▶ _Work to do_
Please repeat only the stretch of records running from the first line through the line that contains "ctx.strokeRect(a.left, a.top, a.right".

▶ _Record excerpts_
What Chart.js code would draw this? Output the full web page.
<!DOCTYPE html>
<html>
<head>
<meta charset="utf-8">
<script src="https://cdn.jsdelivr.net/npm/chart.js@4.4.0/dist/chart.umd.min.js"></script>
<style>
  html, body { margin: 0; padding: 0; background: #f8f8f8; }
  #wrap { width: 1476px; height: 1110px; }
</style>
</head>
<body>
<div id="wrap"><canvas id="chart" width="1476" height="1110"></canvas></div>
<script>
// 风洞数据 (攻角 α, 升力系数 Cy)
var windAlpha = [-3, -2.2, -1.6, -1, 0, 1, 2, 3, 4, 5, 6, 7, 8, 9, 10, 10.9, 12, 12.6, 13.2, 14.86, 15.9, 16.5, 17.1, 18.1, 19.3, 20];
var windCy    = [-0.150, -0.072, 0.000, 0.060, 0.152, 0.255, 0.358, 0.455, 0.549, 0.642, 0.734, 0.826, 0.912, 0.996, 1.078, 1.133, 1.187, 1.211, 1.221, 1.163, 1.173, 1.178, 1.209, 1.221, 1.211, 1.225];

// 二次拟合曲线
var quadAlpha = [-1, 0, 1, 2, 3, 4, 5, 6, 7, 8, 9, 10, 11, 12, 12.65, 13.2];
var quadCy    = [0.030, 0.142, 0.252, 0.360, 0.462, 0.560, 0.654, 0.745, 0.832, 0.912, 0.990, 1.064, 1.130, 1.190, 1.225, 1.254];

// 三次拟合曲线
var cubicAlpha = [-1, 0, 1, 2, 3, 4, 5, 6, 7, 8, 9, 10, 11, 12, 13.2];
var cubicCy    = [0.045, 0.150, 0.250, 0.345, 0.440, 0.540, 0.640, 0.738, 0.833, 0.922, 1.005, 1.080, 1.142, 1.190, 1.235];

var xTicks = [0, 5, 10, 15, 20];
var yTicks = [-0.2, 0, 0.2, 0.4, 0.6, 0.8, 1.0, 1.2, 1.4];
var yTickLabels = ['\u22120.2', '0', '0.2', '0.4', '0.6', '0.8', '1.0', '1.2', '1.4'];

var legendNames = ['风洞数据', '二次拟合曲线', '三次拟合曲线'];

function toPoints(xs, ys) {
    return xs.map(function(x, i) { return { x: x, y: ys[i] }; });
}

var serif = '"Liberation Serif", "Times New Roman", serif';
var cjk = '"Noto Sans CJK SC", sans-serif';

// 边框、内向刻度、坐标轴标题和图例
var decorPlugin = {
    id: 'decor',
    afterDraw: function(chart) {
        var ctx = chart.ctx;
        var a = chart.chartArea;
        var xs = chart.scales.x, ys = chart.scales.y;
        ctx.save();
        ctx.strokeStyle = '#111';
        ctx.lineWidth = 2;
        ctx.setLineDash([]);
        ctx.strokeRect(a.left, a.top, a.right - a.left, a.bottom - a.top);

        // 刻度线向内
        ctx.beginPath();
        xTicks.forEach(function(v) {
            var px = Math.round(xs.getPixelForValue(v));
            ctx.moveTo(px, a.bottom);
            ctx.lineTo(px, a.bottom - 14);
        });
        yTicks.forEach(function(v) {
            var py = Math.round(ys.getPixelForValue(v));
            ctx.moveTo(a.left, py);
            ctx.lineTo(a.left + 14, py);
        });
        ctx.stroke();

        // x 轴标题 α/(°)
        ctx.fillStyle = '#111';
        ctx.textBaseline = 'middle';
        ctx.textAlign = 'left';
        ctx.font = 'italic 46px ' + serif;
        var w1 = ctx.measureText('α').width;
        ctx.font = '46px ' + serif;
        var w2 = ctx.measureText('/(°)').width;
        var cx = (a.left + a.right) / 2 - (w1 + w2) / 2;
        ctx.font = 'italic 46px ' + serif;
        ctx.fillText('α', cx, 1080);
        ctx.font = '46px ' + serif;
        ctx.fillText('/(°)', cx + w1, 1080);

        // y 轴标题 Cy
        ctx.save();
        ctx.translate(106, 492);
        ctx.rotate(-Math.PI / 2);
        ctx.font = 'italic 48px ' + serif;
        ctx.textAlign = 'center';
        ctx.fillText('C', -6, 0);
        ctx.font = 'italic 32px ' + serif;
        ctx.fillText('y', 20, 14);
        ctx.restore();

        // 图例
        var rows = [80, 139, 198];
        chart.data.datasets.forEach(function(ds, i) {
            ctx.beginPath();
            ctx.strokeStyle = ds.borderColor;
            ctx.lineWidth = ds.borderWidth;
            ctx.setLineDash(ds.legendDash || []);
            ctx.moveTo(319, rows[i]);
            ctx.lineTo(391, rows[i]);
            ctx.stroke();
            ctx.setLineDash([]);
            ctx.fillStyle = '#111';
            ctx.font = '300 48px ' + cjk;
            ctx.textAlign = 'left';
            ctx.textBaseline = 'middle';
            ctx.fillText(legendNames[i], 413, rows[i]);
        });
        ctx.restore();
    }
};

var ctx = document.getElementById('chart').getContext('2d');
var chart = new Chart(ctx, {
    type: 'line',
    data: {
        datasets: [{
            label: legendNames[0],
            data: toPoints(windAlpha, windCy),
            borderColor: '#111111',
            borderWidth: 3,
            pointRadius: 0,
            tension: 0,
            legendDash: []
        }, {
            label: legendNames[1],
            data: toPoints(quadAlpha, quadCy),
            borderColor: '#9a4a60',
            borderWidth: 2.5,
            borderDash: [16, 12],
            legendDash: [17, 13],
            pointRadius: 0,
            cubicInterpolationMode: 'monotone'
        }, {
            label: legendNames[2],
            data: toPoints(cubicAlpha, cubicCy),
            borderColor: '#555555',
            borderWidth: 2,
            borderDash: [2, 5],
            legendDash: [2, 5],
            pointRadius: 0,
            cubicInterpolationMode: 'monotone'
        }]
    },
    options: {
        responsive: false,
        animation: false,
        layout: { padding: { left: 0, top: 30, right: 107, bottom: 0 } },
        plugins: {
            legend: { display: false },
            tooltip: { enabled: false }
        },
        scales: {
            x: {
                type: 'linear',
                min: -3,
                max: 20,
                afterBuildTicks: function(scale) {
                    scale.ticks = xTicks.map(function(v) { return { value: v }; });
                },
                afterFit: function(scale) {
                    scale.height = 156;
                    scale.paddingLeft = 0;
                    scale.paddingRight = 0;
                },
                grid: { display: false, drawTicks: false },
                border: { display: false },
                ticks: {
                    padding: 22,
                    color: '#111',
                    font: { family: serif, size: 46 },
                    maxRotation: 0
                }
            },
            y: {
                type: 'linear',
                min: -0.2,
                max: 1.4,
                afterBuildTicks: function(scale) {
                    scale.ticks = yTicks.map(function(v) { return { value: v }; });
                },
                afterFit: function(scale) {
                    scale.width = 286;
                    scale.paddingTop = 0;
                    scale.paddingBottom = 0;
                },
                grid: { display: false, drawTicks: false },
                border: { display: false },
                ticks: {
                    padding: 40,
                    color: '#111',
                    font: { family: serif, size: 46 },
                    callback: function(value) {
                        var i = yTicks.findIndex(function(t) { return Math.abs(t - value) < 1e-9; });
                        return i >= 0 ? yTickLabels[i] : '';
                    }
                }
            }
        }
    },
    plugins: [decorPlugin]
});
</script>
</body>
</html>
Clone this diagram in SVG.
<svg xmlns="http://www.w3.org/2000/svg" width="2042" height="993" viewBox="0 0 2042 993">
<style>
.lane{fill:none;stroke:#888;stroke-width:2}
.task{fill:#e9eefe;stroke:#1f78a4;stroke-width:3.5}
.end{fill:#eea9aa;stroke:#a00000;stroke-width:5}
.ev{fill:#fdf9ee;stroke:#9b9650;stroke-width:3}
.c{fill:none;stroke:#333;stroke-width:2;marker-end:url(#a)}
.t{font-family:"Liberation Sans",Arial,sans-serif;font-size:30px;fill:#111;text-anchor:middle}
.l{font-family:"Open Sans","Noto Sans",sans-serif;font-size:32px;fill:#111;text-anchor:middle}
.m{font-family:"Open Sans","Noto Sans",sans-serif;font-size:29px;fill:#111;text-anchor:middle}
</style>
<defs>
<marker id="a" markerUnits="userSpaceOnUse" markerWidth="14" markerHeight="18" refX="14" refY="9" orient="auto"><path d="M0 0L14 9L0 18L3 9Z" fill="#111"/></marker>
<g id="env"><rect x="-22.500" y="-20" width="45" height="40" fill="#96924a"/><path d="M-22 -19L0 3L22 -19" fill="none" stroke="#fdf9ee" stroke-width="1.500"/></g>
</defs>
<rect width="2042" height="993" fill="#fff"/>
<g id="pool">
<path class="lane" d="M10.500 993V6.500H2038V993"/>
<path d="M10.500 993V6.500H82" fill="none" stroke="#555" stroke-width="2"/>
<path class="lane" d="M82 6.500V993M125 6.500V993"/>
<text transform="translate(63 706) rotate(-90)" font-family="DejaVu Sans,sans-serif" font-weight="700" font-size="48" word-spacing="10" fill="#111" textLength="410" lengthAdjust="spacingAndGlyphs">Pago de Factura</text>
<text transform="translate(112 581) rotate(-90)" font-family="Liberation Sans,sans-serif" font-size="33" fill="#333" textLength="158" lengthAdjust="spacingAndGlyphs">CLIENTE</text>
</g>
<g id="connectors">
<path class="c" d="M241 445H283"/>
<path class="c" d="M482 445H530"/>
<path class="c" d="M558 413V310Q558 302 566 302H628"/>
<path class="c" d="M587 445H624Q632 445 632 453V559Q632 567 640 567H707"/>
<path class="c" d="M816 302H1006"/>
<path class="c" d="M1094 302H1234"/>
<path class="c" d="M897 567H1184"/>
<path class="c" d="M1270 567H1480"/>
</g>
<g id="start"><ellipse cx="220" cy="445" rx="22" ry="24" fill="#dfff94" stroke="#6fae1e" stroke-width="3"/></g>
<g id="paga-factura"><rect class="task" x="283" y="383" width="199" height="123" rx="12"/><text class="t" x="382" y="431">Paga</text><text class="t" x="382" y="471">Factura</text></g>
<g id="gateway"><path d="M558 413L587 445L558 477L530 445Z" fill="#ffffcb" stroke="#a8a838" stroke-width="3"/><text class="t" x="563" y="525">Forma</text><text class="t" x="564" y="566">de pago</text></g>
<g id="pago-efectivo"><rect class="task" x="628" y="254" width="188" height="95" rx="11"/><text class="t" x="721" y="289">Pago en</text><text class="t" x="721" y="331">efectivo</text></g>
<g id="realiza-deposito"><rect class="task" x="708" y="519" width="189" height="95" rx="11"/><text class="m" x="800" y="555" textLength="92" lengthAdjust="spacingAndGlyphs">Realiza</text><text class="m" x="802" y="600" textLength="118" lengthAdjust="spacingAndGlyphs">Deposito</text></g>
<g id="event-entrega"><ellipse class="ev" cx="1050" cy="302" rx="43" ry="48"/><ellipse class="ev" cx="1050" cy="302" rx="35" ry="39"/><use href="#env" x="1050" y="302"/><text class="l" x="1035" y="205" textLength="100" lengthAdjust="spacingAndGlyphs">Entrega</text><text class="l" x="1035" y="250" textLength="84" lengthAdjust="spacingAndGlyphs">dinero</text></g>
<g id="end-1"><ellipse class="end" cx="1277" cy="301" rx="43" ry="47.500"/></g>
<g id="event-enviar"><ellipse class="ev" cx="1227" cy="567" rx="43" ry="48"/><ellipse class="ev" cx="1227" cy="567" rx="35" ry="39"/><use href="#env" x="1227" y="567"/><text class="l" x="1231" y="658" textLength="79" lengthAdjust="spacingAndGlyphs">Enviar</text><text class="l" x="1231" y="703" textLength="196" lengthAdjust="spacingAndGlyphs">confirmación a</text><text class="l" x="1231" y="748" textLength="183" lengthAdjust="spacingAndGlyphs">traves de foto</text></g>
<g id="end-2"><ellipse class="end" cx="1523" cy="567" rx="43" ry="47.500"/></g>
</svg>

▶ _Response to this exercise_
What Chart.js code would draw this? Output the full web page.
<!DOCTYPE html>
<html>
<head>
<meta charset="utf-8">
<script src="https://cdn.jsdelivr.net/npm/chart.js@4.4.0/dist/chart.umd.min.js"></script>
<style>
  html, body { margin: 0; padding: 0; background: #f8f8f8; }
  #wrap { width: 1476px; height: 1110px; }
</style>
</head>
<body>
<div id="wrap"><canvas id="chart" width="1476" height="1110"></canvas></div>
<script>
// 风洞数据 (攻角 α, 升力系数 Cy)
var windAlpha = [-3, -2.2, -1.6, -1, 0, 1, 2, 3, 4, 5, 6, 7, 8, 9, 10, 10.9, 12, 12.6, 13.2, 14.86, 15.9, 16.5, 17.1, 18.1, 19.3, 20];
var windCy    = [-0.150, -0.072, 0.000, 0.060, 0.152, 0.255, 0.358, 0.455, 0.549, 0.642, 0.734, 0.826, 0.912, 0.996, 1.078, 1.133, 1.187, 1.211, 1.221, 1.163, 1.173, 1.178, 1.209, 1.221, 1.211, 1.225];

// 二次拟合曲线
var quadAlpha = [-1, 0, 1, 2, 3, 4, 5, 6, 7, 8, 9, 10, 11, 12, 12.65, 13.2];
var quadCy    = [0.030, 0.142, 0.252, 0.360, 0.462, 0.560, 0.654, 0.745, 0.832, 0.912, 0.990, 1.064, 1.130, 1.190, 1.225, 1.254];

// 三次拟合曲线
var cubicAlpha = [-1, 0, 1, 2, 3, 4, 5, 6, 7, 8, 9, 10, 11, 12, 13.2];
var cubicCy    = [0.045, 0.150, 0.250, 0.345, 0.440, 0.540, 0.640, 0.738, 0.833, 0.922, 1.005, 1.080, 1.142, 1.190, 1.235];

var xTicks = [0, 5, 10, 15, 20];
var yTicks = [-0.2, 0, 0.2, 0.4, 0.6, 0.8, 1.0, 1.2, 1.4];
var yTickLabels = ['\u22120.2', '0', '0.2', '0.4', '0.6', '0.8', '1.0', '1.2', '1.4'];

var legendNames = ['风洞数据', '二次拟合曲线', '三次拟合曲线'];

function toPoints(xs, ys) {
    return xs.map(function(x, i) { return { x: x, y: ys[i] }; });
}

var serif = '"Liberation Serif", "Times New Roman", serif';
var cjk = '"Noto Sans CJK SC", sans-serif';

// 边框、内向刻度、坐标轴标题和图例
var decorPlugin = {
    id: 'decor',
    afterDraw: function(chart) {
        var ctx = chart.ctx;
        var a = chart.chartArea;
        var xs = chart.scales.x, ys = chart.scales.y;
        ctx.save();
        ctx.strokeStyle = '#111';
        ctx.lineWidth = 2;
        ctx.setLineDash([]);
        ctx.strokeRect(a.left, a.top, a.right - a.left, a.bottom - a.top);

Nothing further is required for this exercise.